Suspension For Former Assistant Attorney General
A recent sanction of the Illinois Supreme Court
Mr. Win, who was licensed in 2012, was suspended for one year. While serving as an Assistant Illinois Attorney General, he made a false statement to a federal judge by claiming that he had notified a witness to appear for a hearing when, in fact, he had not sent notification to the witness. He then created and back-dated a letter to support his false claim, and he repeated the false statement to his supervisor. He later filed a false affidavit repeating the claim and made false statements to the ARDC by again claiming that he had notified the witness about the hearing. The suspension is effective on October 13, 2016.

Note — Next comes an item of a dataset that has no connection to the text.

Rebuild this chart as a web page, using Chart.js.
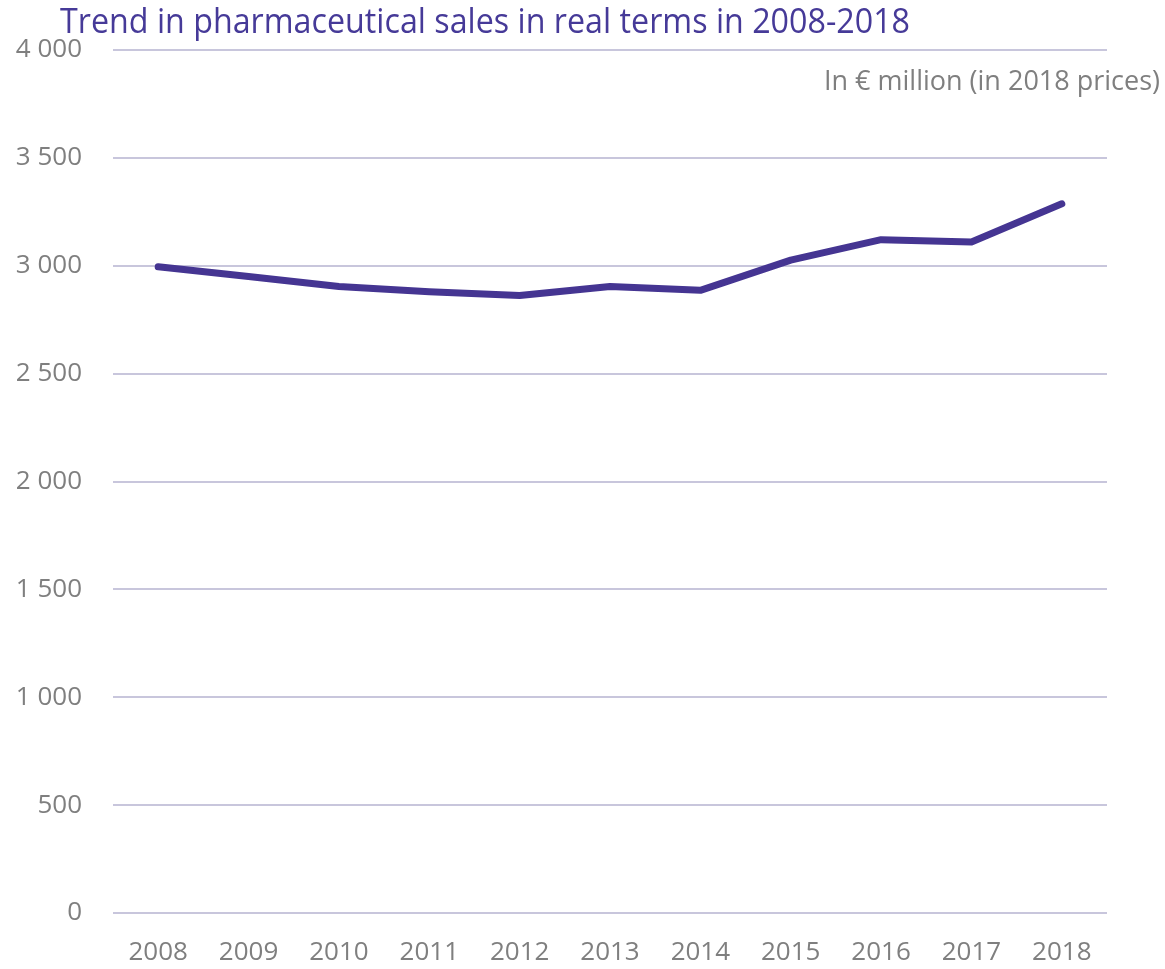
<!DOCTYPE html>
<html>
<head>
<meta charset="utf-8">
<title>Pharmaceutical sales 2008-2018</title>
<script src="https://cdn.jsdelivr.net/npm/chart.js@4/dist/chart.umd.min.js"></script>
<style>
  html, body { margin: 0; padding: 0; background: #fff; }
  canvas { display: block; }
</style>
</head>
<body>
<canvas id="salesChart" width="1165" height="969"></canvas>
<script>
// Sales in € million, 2018 prices
const years = ['2008', '2009', '2010', '2011', '2012', '2013', '2014', '2015', '2016', '2017', '2018'];
const sales = [2995, 2950, 2904, 2880, 2862, 2904, 2886, 3026, 3121, 3110, 3287];
const yTicks = [0, 500, 1000, 1500, 2000, 2500, 3000, 3500, 4000];

const chartTitle = 'Trend in pharmaceutical sales in real terms in 2008-2018';
const unitNote = 'In € million (in 2018 prices)';

const FONT = '"Open Sans", "Noto Sans", sans-serif';
const PURPLE = '#453592';
const GREY = '#7f7f7f';

// "4 000" style thousands separator
function spaced(v) {
    return String(v).replace(/\B(?=(\d{3})+(?!\d))/g, ' ');
}

// title and unit note are painted straight onto the canvas
const headerText = {
    id: 'headerText',
    afterDraw(chart) {
        const ctx = chart.ctx;
        ctx.save();
        ctx.textBaseline = 'alphabetic';
        ctx.fillStyle = '#463a98';
        ctx.font = '34px ' + FONT;
        ctx.textAlign = 'left';
        ctx.fillText(chartTitle, 60, 33, 850);
        ctx.fillStyle = GREY;
        ctx.font = '27px ' + FONT;
        ctx.textAlign = 'right';
        ctx.fillText(unitNote, 1160, 90, 348);
        ctx.restore();
    }
};

const ctx = document.getElementById('salesChart').getContext('2d');
new Chart(ctx, {
    type: 'line',
    data: {
        labels: years,
        datasets: [{
            data: sales,
            borderColor: PURPLE,
            borderWidth: 7,
            borderCapStyle: 'round',
            borderJoinStyle: 'round',
            pointRadius: 0,
            tension: 0,
            fill: false
        }]
    },
    options: {
        responsive: false,
        animation: false,
        layout: { padding: { top: 50, right: 58, left: 0, bottom: 0 } },
        plugins: {
            legend: { display: false },
            tooltip: { enabled: false }
        },
        scales: {
            x: {
                offset: true,
                grid: { display: false, drawTicks: false },
                border: { display: false },
                ticks: {
                    color: GREY,
                    font: { family: FONT, size: 26 },
                    padding: 24,
                    maxRotation: 0
                },
                afterFit(scale) { scale.height = 56; }
            },
            y: {
                min: 0,
                max: 4000,
                afterBuildTicks(scale) {
                    scale.ticks = yTicks.map(v => ({ value: v }));
                },
                grid: { color: '#c8c6dc', lineWidth: 2, drawTicks: false },
                border: { display: false },
                ticks: {
                    color: GREY,
                    font: { family: FONT, size: 26 },
                    padding: 31,
                    callback: v => spaced(v)
                },
                afterFit(scale) { scale.width = 113; }
            }
        }
    },
    plugins: [headerText]
});
</script>
</body>
</html>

From the motion for consent discipline
As an Assistant Attorney General, Respondent was assigned to represent two corrections officers at Pontiac Correctional Center who had been sued by an inmate. The Mintor case was assigned to the Honorable Joe Billy McDade, U.S. District Judge in the Central District of Illinois. On October 14, 2014, Judge McDade ordered the Warden of Pontiac Correctional Center to produce records in advance of the next scheduled hearing on November 12, 2014, or to appear at the hearing that day. Judge McDade ordered Respondent to notify the Warden about his order. Respondent did not forward the order to the Warden or anyone else at Pontiac Correctional Center, nor did Respondent notify the Warden or his office about the order.
At the November 12, 2014 hearing, Respondent falsely told Judge McDade that he had forwarded a copy of the order to the litigation coordinator at Pontiac Correctional Center. Following the hearing, Judge McDade directed the United States Attorney’s Office to determine whether the Warden should be held in contempt of court for willfully disobeying a court order in the Mintor case.
C. Misrepresentation to a supervisor and creation of a false letter
After returning from federal court on November 12, 2014, Respondent created a letter on Attorney General stationary addressed to the litigation coordinator at Pontiac Correctional Center concerning the November 12, 2014 hearing in the Mintor case. Respondent back-dated the letter to October 22, 2014, to make it appear as though he created and sent the letter on that date. The following morning, Respondent showed the letter to his supervisor at the Attorney General’s Office and falsely represented that he drafted and sent the letter in October.
D. False affidavit
On November 21, 2014, Respondent filed an affidavit in the Mintor case in response to a request from the U.S. Attorney’s Office. In the affidavit, Respondent stated that he had prepared a letter to the litigation coordinator on October 22, 2014, concerning Judge McDade’s order in the Mintor case; that he assumed the letter had been mailed on that date; and that he assumed the Warden had received notice of the November 12, 2014 hearing, by way of that letter. Respondent knew these statements were false because he didn’t prepare the letter until November 12, 2014, and he knew that he had not notified the Warden of the November 12, 2014 hearing and he had no reason to believe anyone else had done so.
E. False statements to ARDC
On March 25, 2015, the Administrator docketed an investigation against Respondent after receiving a report about Respondent’s conduct from the Attorney General’s Office. On April 24, 2015, Respondent sent a letter to the Administrator which falsely stated that he had drafted and prepared the letter to the Warden in the Mintor case on October 22, 2014.
On August 4, 2015, Respondent appeared at the ARDC office and gave sworn testimony concerning his actions in the Mintor case. In the sworn statement, Respondent testified falsely that he had created and sent the letter to the Warden’s office on October 22, 2014.
On August 31, 2015, Respondent submitted a “revised” response to the ARDC’s report in which he admitted that his previous letter and sworn testimony contained intentionally false statements.